I say this because this is something we played with in NASCAR for a bit. If you watched NASCAR in the 2014-2015 era, you may remember the side skirt games all the teams played. I did a lot of work on this feature, how it works, how to get it to the track, etc. The mode of success for this modification is an excessive evacuation of flow under the car due to low pressure behind the skirt. We could see these lower pressures under the entire car and even developed a good amount of front downforce due to the acceleration of flow under the splitter and radiator pan.

I bring this up because, at one point, we were toying with a way to get this flare-out without actually touching the car. The standard practice was to either have the pit-guys pull on the skirt or slam it into the ground to get it to flare out. But what if we could get it to flare without touching it?

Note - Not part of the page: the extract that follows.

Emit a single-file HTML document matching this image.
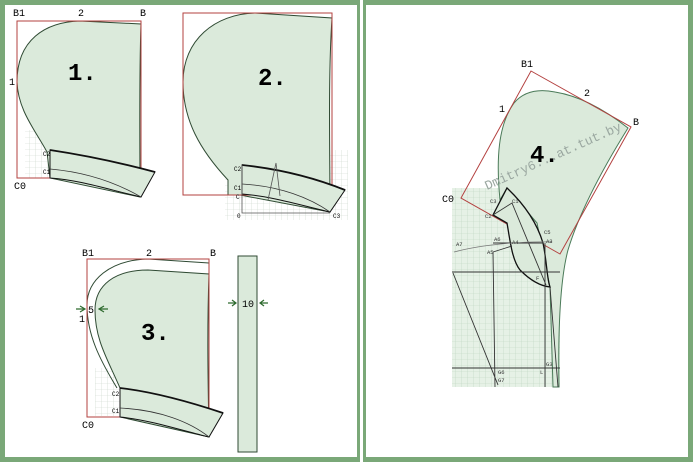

The idea was to develop a two-part skirt, where each part had a drastically different coefficient of thermal expansion. As the exhaust (black below) heats the materials (blue and red), the difference in CTE would result in a bent skirt section. It’s been many years and my brain is basically mush, but if I remember correctly, delamination was a concern. It didn’t affect us too much because the skirts were bolted at the top anyway. It seemed to work decently well – well enough to make performance – but was never implemented due to bending the rules too much. Looking back, I have to agree. That was a bit much.

Anyway, that was way off topic but an interesting anecdote if you’re interested in NASCAR trickery. This was nothing more than an extreme example of thermal expansion in a practical application, but I’m confident Hayes shouldn’t have a problem with it.